EXPLORING KNICKPOINT RETREAT MECHANICS WITH REPEAT TERRESTRIAL LIDAR SCANS

In arid landscapes, gullies are the major conduits for sediment transport, and their morphology is largely impacted by the upstream migration of steep vertical drops (knickpoints). Traditional efforts to measure knickpoint retreat using methods such as erosion pins and repeat aerial photography suffer from poor spatial and temporal resolution, and are therefore insufficient to diagnose the driving processes or the space-time variability in erosion rates. Terrestrial LiDAR scanning (TLS) provides the opportunity to detect morphologic change at very high spatial resolution. We report results from a study that investigates dynamics of gully knickpoint evolution using repeat terrestrial LiDAR scans to document patterns of morphological change on a sub-annual timescale at centimeter-scale resolution. The study focuses on a ~2.5 m high gully knickpoint in an alluvial channel on the high plains of eastern Colorado (40 miles east of Denver, CO). We conducted TLS surveys biannually from 2006 to 2011 to track knickpoint erosion. TLS measurements are complemented by measurements of rainfall, flash-flood depth and discharge, and soil moisture.

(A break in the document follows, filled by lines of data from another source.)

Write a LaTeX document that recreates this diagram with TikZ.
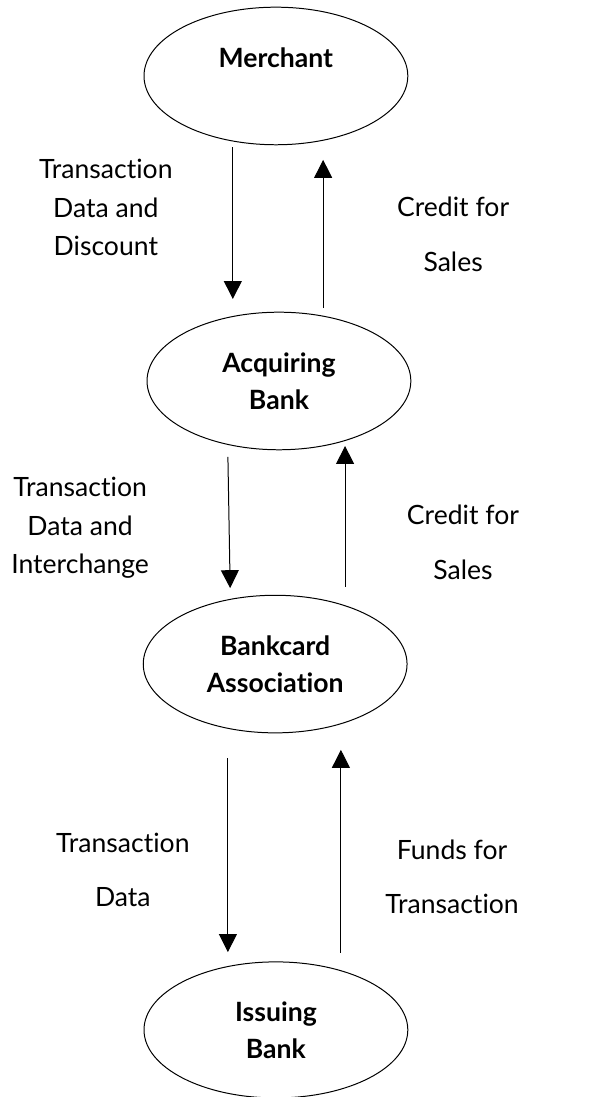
\documentclass[tikz,border=0pt]{standalone}
\usepackage{fontspec}
\setmainfont{Lato}[Ligatures=NoCommon]
\usetikzlibrary{shapes.geometric, arrows.meta}

\begin{document}
\begin{tikzpicture}[party/.style={ellipse, draw, line width=0.75pt, minimum width=6.98cm, minimum height=3.64cm, align=center, font=\fontsize{20}{28}\selectfont\bfseries},
    lbl/.style={align=center, font=\fontsize{20}{29}\selectfont},
    flow/.style={line width=0.75pt, -{Triangle[width=13.5pt, length=13.5pt]}}]
            \useasboundingbox (0,0) rectangle (16.007,-29.025);
            % the four parties
            \node[party] (merchant) at (7.30,-2.01) {Merchant\\\mbox{}};
            \node[party] (acquirer) at (7.38,-10.08) {Acquiring\\Bank};
            \node[party] (assoc) at (7.28,-17.57) {Bankcard\\Association};
            \node[party, minimum height=3.6cm] (issuer) at (7.30,-27.25) {Issuing\\Bank};
            % arrow ends
            \coordinate (m-out) at (6.16,-3.89);
            \coordinate (a-in) at (6.16,-7.91);
            \coordinate (a-out) at (8.55,-8.15);
            \coordinate (m-in) at (8.55,-4.23);
            \coordinate (a-out2) at (6.03,-12.09);
            \coordinate (b-in) at (6.09,-15.56);
            \coordinate (b-out) at (9.13,-15.53);
            \coordinate (a-in2) at (9.13,-11.80);
            \coordinate (b-out2) at (6.03,-20.06);
            \coordinate (i-in) at (6.03,-25.19);
            \coordinate (i-out) at (9.02,-25.21);
            \coordinate (b-in2) at (9.02,-19.84);
            \draw[flow] (m-out) -- (a-in);
            \draw[flow] (a-out) -- (m-in);
            \draw[flow] (a-out2) -- (b-in);
            \draw[flow] (b-out) -- (a-in2);
            \draw[flow] (b-out2) -- (i-in);
            \draw[flow] (i-out) -- (b-in2);
            % labels
            \node[lbl] (disc) at (2.80,-5.50) {Transaction\\Data and\\Discount};
            \node[lbl] (credit1) at (11.99,-6.20) {Credit for\\[12pt]Sales};
            \node[lbl] (inter) at (2.12,-13.97) {Transaction\\Data and\\Interchange};
            \node[lbl] (credit2) at (12.25,-14.35) {Credit for\\[12pt]Sales};
            \node[lbl] (data) at (3.25,-23.01) {Transaction\\[12pt]Data};
            \node[lbl] (funds) at (11.96,-23.20) {Funds for\\[12pt]Transaction};
        \end{tikzpicture}
\end{document}
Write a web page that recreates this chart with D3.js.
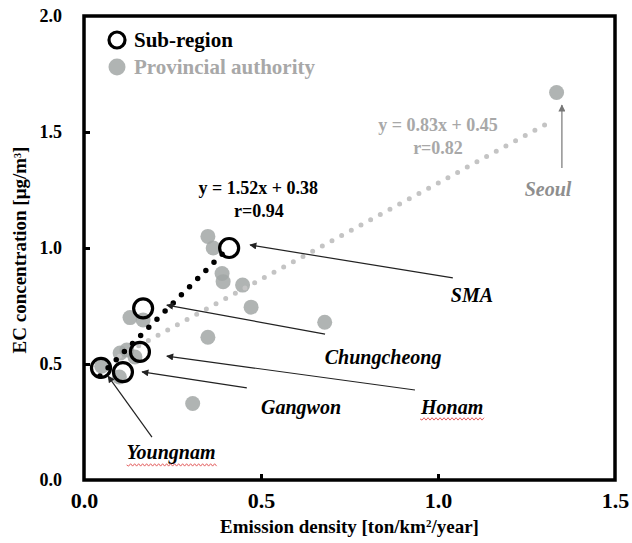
<!DOCTYPE html>
<html>
<head>
<meta charset="utf-8">
<script src="https://cdn.jsdelivr.net/npm/d3@7/dist/d3.min.js"></script>
<style>
  html, body { margin: 0; padding: 0; background: #fff; }
  svg text { font-family: "Liberation Serif", "Times New Roman", serif; font-weight: bold; }
</style>
</head>
<body>
<div id="chart"></div>
<script>
// sub-region values (emission density, EC concentration)
const subNames = ["SMA", "Chungcheong", "Honam", "Gangwon", "Youngnam"];
const subX = [0.41, 0.167, 0.158, 0.11, 0.048];
const subY = [1.00, 0.74, 0.552, 0.465, 0.483];

// provincial authority values
const provX = [1.335, 0.35, 0.365, 0.39, 0.393, 0.448, 0.472, 0.68, 0.35, 0.307, 0.13, 0.167, 0.102, 0.121, 0.144, 0.10, 0.05];
const provY = [1.67, 1.05, 1.00, 0.89, 0.855, 0.84, 0.745, 0.68, 0.615, 0.33, 0.70, 0.69, 0.547, 0.56, 0.53, 0.444, 0.49];

// regression fits
const subFit = { slope: 1.52, icpt: 0.38, r: "0.94", from: 0.045, to: 0.41 };
const provFit = { slope: 0.83, icpt: 0.45, r: "0.82", from: 0.10, to: 1.31 };

const xTicks = [0.0, 0.5, 1.0, 1.5];
const yTicks = [0.0, 0.5, 1.0, 1.5, 2.0];

// annotation labels: [text, labelX, labelY, arrowFromX, arrowFromY, arrowToX, arrowToY]
const notes = [
    ["SMA", 1.096, 0.797, 1.042, 0.871, 0.469, 1.013],
    ["Chungcheong", 0.845, 0.530, 0.681, 0.629, 0.234, 0.754],
    ["Honam", 1.040, 0.315, 0.935, 0.388, 0.234, 0.534],
    ["Gangwon", 0.613, 0.315, 0.460, 0.397, 0.164, 0.466],
    ["Youngnam", 0.246, 0.121, 0.192, 0.185, 0.068, 0.448]
];
const seoulNote = ["Seoul", 1.311, 1.254, 1.350, 1.345, 1.350, 1.616];
const squiggly = ["Honam", "Youngnam"];

const W = 632, H = 543;
const margin = {top: 16, right: 17, bottom: 63, left: 84};
const width = W - margin.left - margin.right;
const height = H - margin.top - margin.bottom;

const grayPt = "#a2a7a6";
const grayTxt = "#a8a8a8";

const x = d3.scaleLinear().domain([0, 1.5]).range([0, width]);
const y = d3.scaleLinear().domain([0, 2.0]).range([height, 0]);

const svg = d3.select("#chart").append("svg")
    .attr("width", W)
    .attr("height", H);

const defs = svg.append("defs");
function addArrow(id, color) {
    defs.append("marker")
        .attr("id", id)
        .attr("viewBox", "0 0 10 10")
        .attr("refX", 9).attr("refY", 5)
        .attr("markerWidth", 9).attr("markerHeight", 7)
        .attr("markerUnits", "userSpaceOnUse")
        .attr("orient", "auto")
        .append("path")
        .attr("d", "M0,0 L10,5 L0,10 Z")
        .attr("fill", color);
}
addArrow("arrBlack", "#222");
addArrow("arrGray", "#777");

const g = svg.append("g")
    .attr("transform", "translate(" + margin.left + "," + margin.top + ")");

// axes with inward ticks
const xAxis = g.append("g")
    .attr("transform", "translate(0," + height + ")")
    .call(d3.axisBottom(x).tickValues(xTicks).tickSize(-6).tickPadding(12).tickFormat(d3.format(".1f")));
xAxis.select(".domain").remove();
xAxis.selectAll(".tick line").attr("stroke", "#000").attr("stroke-width", 3)
    .filter(d => d === 0 || d === 1.5).remove();
xAxis.selectAll(".tick text").attr("font-size", 22).attr("fill", "#000")
    .attr("font-family", "Liberation Serif").attr("font-weight", "bold");

const yAxis = g.append("g")
    .call(d3.axisLeft(y).tickValues(yTicks).tickSize(-6).tickPadding(22).tickFormat(d3.format(".1f")));
yAxis.select(".domain").remove();
yAxis.selectAll(".tick line").attr("stroke", "#000").attr("stroke-width", 3)
    .filter(d => d === 0 || d === 2).remove();
yAxis.selectAll(".tick text").attr("font-size", 18).attr("fill", "#000")
    .attr("font-family", "Liberation Serif").attr("font-weight", "bold");

// frame
g.append("rect")
    .attr("x", 0).attr("y", 0)
    .attr("width", width).attr("height", height)
    .attr("fill", "none")
    .attr("stroke", "#000")
    .attr("stroke-width", 3.5);

// axis titles
svg.append("text")
    .attr("x", margin.left + width / 2)
    .attr("y", 533)
    .attr("text-anchor", "middle")
    .attr("font-size", 19)
    .html("Emission density [ton/km<tspan baseline-shift='super' font-size='11'>2</tspan>/year]");

svg.append("text")
    .attr("transform", "translate(26," + 250 + ") rotate(-90)")
    .attr("text-anchor", "middle")
    .attr("font-size", 19)
    .html("EC concentration [μg/m<tspan baseline-shift='super' font-size='10'>3</tspan>]");

// regression lines (dotted)
const fitLine = d3.line().x(d => x(d[0])).y(d => y(d[1]));
function fitPts(f) {
    return [[f.from, f.slope * f.from + f.icpt], [f.to, f.slope * f.to + f.icpt]];
}

const provData = provX.map((v, i) => ({x: v, y: provY[i]}));
const subData = subX.map((v, i) => ({x: v, y: subY[i], name: subNames[i]}));

// provincial points
g.selectAll(".prov")
    .data(provData)
    .enter().append("circle")
    .attr("class", "prov")
    .attr("cx", d => x(d.x))
    .attr("cy", d => y(d.y))
    .attr("r", 7.5)
    .attr("fill", grayPt)
    .attr("fill-opacity", 0.85);

g.append("path")
    .datum(fitPts(provFit))
    .attr("d", fitLine)
    .attr("fill", "none")
    .attr("stroke", "#c4c4c4")
    .attr("stroke-width", 5)
    .attr("stroke-linecap", "round")
    .attr("stroke-dasharray", "0 11");

// sub-region open circles
g.selectAll(".sub")
    .data(subData)
    .enter().append("circle")
    .attr("class", "sub")
    .attr("cx", d => x(d.x))
    .attr("cy", d => y(d.y))
    .attr("r", 9.5)
    .attr("fill", "none")
    .attr("stroke", "#000")
    .attr("stroke-width", 3.2);

g.append("path")
    .datum(fitPts(subFit))
    .attr("d", fitLine)
    .attr("fill", "none")
    .attr("stroke", "#000")
    .attr("stroke-width", 5.5)
    .attr("stroke-linecap", "round")
    .attr("stroke-dasharray", "0 11.5");

// fit equations
function eqText(f) {
    return "y = " + f.slope.toFixed(2) + "x + " + f.icpt.toFixed(2);
}
g.append("text").attr("x", x(0.492)).attr("y", y(1.259) + 6)
    .attr("text-anchor", "middle").attr("font-size", 18).attr("fill", "#000")
    .text(eqText(subFit));
g.append("text").attr("x", x(0.494)).attr("y", y(1.159) + 6)
    .attr("text-anchor", "middle").attr("font-size", 18).attr("fill", "#000")
    .text("r=" + subFit.r);
g.append("text").attr("x", x(1.0)).attr("y", y(1.530) + 6)
    .attr("text-anchor", "middle").attr("font-size", 18).attr("fill", grayTxt)
    .text(eqText(provFit));
g.append("text").attr("x", x(1.0)).attr("y", y(1.431) + 6)
    .attr("text-anchor", "middle").attr("font-size", 18).attr("fill", grayTxt)
    .text("r=" + provFit.r);

// annotations
function drawNote(n, color, marker) {
    g.append("line")
        .attr("x1", x(n[3])).attr("y1", y(n[4]))
        .attr("x2", x(n[5])).attr("y2", y(n[6]))
        .attr("stroke", color)
        .attr("stroke-width", 1.2)
        .attr("marker-end", "url(#" + marker + ")");
    const t = g.append("text")
        .attr("x", x(n[1])).attr("y", y(n[2]) + 7)
        .attr("text-anchor", "middle")
        .attr("font-size", 20)
        .attr("font-style", "italic")
        .attr("fill", color === "#222" ? "#000" : "#8e8e8e")
        .text(n[0]);
    if (squiggly.indexOf(n[0]) >= 0) {
        const b = t.node().getBBox();
        const yy = b.y + b.height + 1;
        let d = "M" + b.x + "," + yy;
        for (let k = 0, px = b.x; px < b.x + b.width; k++) {
            px += 2;
            d += " L" + px + "," + (yy + (k % 2 ? -1.2 : 1.2));
        }
        g.append("path").attr("d", d).attr("fill", "none")
            .attr("stroke", "#e05050").attr("stroke-width", 0.9);
    }
}
notes.forEach(n => drawNote(n, "#222", "arrBlack"));
drawNote(seoulNote, "#777", "arrGray");

// legend
const leg = svg.append("g");
leg.append("circle").attr("cx", 117).attr("cy", 40).attr("r", 8)
    .attr("fill", "none").attr("stroke", "#000").attr("stroke-width", 3.2);
leg.append("text").attr("x", 134).attr("y", 47).attr("font-size", 21).attr("fill", "#000")
    .text("Sub-region");
leg.append("circle").attr("cx", 117).attr("cy", 67).attr("r", 8.5)
    .attr("fill", grayPt).attr("fill-opacity", 0.85);
leg.append("text").attr("x", 134).attr("y", 74).attr("font-size", 21).attr("fill", grayTxt)
    .text("Provincial authority");
</script>
</body>
</html>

Our TLS observations suggest that knickpoint erosion occurs in patches when blocks of sediment detach from the face, as opposed to failure of sediment across the entire wall of the knickpoint. The blocks tend to be on the order of 50 cm which agrees with analysis of historical aerial photos showing an average annual knickpoint retreat rate of 50 cm per year. Material detached from the knickpoint is quickly carried away by ephemeral flows. In situ measurments of rainfall and soil moisture indicate that most knickpoint is associated with convective thunderstorms.

Based on our observations, we have developed a three step conceptual model for the mechanism of knickpoint retreat: 1. Partial wall failure leaving behind an overhanging block, 2. Toppling of the overhanging block, and 3. Downstream scour to move the sediment away from the base of the knickpoint. We hypothesize that overhangs develop because dense grass roots are strong enough to hold back a portion of the soil. This piece fails once the weight of the overhanging block exceeds the root strength. These results allow us to more fully understand the alluvial system dynamics that are dependent on knickpoint migration.